## WHAT IS EXPECTED
Take the listing from its first line through the line that contains "3100, 3200, 2900, 3000, 3100, 2900, 3000];" and please retype those lines exactly, leaving out the pictures.

[START SOURCE EXCERPT]

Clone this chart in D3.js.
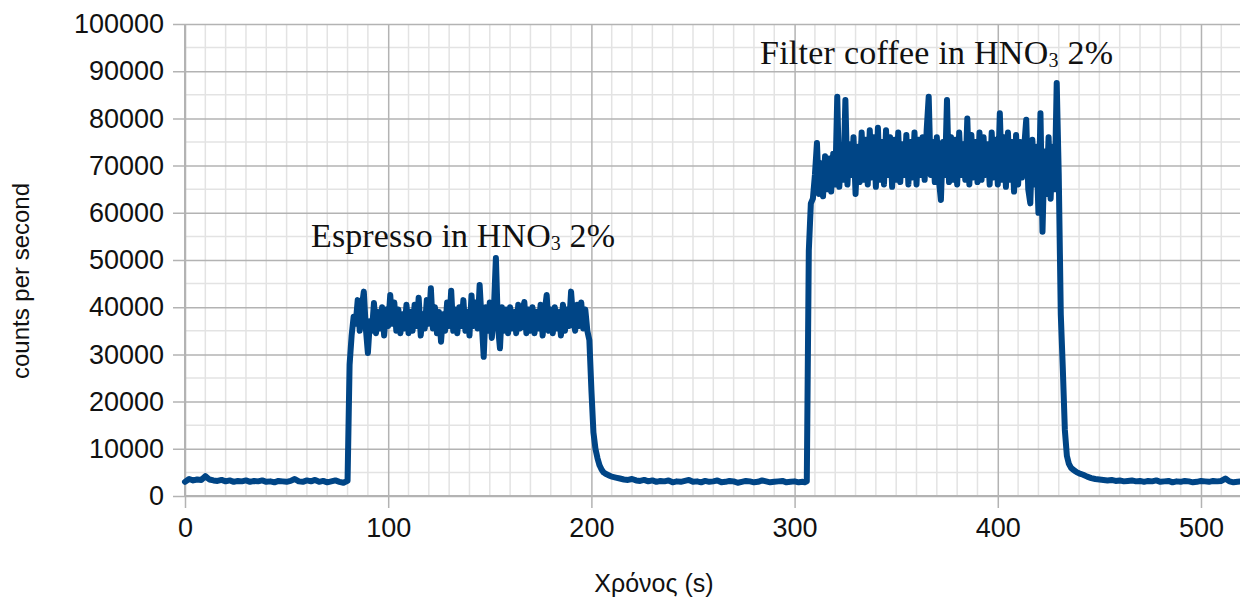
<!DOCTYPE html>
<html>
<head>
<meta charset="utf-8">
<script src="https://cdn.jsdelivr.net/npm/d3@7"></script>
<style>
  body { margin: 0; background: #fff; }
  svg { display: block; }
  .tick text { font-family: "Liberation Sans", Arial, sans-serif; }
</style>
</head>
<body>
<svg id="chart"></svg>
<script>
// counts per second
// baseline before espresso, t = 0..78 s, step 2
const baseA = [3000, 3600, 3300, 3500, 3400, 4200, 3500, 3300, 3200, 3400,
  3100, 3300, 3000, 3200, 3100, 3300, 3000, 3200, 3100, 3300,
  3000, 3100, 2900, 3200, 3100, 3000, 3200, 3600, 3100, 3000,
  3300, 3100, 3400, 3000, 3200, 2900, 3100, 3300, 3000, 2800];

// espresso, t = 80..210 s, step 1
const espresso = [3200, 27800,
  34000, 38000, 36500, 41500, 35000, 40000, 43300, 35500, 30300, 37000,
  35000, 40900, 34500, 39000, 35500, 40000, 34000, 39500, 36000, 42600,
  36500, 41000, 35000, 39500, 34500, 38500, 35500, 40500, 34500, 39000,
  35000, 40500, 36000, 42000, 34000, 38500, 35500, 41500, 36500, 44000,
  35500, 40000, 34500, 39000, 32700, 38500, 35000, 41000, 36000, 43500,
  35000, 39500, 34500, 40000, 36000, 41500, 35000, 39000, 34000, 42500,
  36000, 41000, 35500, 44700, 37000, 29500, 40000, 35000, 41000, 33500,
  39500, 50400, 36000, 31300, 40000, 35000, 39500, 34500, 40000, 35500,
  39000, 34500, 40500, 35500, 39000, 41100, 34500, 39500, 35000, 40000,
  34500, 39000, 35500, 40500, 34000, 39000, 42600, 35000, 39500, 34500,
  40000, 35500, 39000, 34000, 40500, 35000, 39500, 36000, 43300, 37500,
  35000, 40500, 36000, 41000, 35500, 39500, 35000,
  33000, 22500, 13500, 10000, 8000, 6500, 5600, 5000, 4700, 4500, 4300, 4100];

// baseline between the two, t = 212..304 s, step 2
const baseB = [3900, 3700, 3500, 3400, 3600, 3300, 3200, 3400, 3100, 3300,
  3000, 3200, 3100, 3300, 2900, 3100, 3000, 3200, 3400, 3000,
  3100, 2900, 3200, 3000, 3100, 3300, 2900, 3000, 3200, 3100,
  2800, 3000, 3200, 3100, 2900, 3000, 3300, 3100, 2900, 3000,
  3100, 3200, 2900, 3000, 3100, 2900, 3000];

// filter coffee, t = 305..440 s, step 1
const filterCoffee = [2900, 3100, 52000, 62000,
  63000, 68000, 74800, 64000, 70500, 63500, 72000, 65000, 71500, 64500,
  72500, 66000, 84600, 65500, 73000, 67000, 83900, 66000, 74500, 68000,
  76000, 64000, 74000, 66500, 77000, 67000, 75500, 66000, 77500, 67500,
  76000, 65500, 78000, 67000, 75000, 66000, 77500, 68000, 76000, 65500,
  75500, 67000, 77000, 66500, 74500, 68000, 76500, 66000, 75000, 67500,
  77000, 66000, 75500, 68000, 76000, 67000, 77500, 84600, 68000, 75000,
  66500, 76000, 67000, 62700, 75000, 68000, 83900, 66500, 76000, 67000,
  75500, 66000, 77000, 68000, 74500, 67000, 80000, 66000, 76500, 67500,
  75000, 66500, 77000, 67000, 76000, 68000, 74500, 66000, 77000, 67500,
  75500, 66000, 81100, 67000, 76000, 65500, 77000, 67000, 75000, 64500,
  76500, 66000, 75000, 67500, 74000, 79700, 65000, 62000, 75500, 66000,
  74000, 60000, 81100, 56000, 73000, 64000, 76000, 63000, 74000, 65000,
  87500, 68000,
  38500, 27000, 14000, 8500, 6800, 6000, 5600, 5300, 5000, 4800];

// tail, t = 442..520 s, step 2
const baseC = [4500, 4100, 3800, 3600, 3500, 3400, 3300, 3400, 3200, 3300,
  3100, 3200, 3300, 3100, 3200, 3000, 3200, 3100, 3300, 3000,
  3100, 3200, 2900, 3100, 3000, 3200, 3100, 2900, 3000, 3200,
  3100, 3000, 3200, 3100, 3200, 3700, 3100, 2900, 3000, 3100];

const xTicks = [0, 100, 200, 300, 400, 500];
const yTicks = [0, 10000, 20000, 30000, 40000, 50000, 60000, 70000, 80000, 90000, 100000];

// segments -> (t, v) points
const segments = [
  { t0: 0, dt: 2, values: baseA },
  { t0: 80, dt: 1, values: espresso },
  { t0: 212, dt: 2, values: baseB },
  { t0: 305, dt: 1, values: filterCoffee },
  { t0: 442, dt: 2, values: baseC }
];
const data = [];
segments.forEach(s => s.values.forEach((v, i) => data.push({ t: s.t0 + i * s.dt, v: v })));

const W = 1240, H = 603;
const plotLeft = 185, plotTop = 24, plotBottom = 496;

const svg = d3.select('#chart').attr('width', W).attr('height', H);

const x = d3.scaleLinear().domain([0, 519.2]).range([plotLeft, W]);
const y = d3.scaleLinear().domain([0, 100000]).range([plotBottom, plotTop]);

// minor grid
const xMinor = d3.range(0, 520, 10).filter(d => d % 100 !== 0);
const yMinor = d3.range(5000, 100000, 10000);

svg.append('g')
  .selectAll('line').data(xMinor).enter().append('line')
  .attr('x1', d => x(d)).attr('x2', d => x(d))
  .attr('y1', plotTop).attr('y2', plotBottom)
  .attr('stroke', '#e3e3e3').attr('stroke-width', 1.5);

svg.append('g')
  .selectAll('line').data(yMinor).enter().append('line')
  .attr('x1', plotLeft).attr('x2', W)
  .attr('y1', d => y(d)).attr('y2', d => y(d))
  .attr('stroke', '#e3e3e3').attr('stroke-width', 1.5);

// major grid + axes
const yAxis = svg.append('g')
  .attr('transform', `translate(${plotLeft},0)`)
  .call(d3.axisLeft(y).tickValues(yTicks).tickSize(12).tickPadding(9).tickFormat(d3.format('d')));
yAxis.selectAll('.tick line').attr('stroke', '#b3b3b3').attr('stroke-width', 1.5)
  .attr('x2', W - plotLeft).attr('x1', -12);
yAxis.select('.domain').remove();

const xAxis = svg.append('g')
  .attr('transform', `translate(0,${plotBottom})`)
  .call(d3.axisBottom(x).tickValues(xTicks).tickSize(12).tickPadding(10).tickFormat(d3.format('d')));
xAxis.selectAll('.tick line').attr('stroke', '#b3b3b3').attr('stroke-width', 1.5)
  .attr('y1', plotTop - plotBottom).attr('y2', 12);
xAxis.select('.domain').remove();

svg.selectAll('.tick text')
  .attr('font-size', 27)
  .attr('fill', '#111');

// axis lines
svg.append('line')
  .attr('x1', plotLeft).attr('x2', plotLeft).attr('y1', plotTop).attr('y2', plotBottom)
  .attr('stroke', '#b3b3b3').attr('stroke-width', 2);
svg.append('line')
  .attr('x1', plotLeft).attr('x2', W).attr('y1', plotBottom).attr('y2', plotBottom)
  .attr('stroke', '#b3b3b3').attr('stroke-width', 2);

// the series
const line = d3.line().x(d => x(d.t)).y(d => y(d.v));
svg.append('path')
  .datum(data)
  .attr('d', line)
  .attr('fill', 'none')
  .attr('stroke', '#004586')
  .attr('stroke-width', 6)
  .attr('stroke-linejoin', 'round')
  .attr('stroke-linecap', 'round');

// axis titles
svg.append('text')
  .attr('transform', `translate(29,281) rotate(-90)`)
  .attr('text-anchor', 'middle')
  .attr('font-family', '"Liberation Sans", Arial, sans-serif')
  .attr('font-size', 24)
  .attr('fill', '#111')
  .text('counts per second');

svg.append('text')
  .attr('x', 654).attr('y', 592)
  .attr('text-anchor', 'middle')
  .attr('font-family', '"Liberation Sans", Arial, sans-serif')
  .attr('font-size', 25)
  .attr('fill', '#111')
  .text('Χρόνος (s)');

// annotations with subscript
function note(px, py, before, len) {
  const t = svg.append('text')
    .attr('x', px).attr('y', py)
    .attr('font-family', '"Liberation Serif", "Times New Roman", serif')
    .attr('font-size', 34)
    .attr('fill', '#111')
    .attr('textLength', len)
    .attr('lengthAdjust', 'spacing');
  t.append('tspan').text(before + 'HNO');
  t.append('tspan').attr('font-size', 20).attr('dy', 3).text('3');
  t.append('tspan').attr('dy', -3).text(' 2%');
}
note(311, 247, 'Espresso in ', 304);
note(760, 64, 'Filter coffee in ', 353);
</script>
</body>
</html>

[END SOURCE EXCERPT]

## COMPLETED EXERCISE
Clone this chart in D3.js.
<!DOCTYPE html>
<html>
<head>
<meta charset="utf-8">
<script src="https://cdn.jsdelivr.net/npm/d3@7"></script>
<style>
  body { margin: 0; background: #fff; }
  svg { display: block; }
  .tick text { font-family: "Liberation Sans", Arial, sans-serif; }
</style>
</head>
<body>
<svg id="chart"></svg>
<script>
// counts per second
// baseline before espresso, t = 0..78 s, step 2
const baseA = [3000, 3600, 3300, 3500, 3400, 4200, 3500, 3300, 3200, 3400,
  3100, 3300, 3000, 3200, 3100, 3300, 3000, 3200, 3100, 3300,
  3000, 3100, 2900, 3200, 3100, 3000, 3200, 3600, 3100, 3000,
  3300, 3100, 3400, 3000, 3200, 2900, 3100, 3300, 3000, 2800];

// espresso, t = 80..210 s, step 1
const espresso = [3200, 27800,
  34000, 38000, 36500, 41500, 35000, 40000, 43300, 35500, 30300, 37000,
  35000, 40900, 34500, 39000, 35500, 40000, 34000, 39500, 36000, 42600,
  36500, 41000, 35000, 39500, 34500, 38500, 35500, 40500, 34500, 39000,
  35000, 40500, 36000, 42000, 34000, 38500, 35500, 41500, 36500, 44000,
  35500, 40000, 34500, 39000, 32700, 38500, 35000, 41000, 36000, 43500,
  35000, 39500, 34500, 40000, 36000, 41500, 35000, 39000, 34000, 42500,
  36000, 41000, 35500, 44700, 37000, 29500, 40000, 35000, 41000, 33500,
  39500, 50400, 36000, 31300, 40000, 35000, 39500, 34500, 40000, 35500,
  39000, 34500, 40500, 35500, 39000, 41100, 34500, 39500, 35000, 40000,
  34500, 39000, 35500, 40500, 34000, 39000, 42600, 35000, 39500, 34500,
  40000, 35500, 39000, 34000, 40500, 35000, 39500, 36000, 43300, 37500,
  35000, 40500, 36000, 41000, 35500, 39500, 35000,
  33000, 22500, 13500, 10000, 8000, 6500, 5600, 5000, 4700, 4500, 4300, 4100];

// baseline between the two, t = 212..304 s, step 2
const baseB = [3900, 3700, 3500, 3400, 3600, 3300, 3200, 3400, 3100, 3300,
  3000, 3200, 3100, 3300, 2900, 3100, 3000, 3200, 3400, 3000,
  3100, 2900, 3200, 3000, 3100, 3300, 2900, 3000, 3200, 3100,
  2800, 3000, 3200, 3100, 2900, 3000, 3300, 3100, 2900, 3000,
  3100, 3200, 2900, 3000, 3100, 2900, 3000];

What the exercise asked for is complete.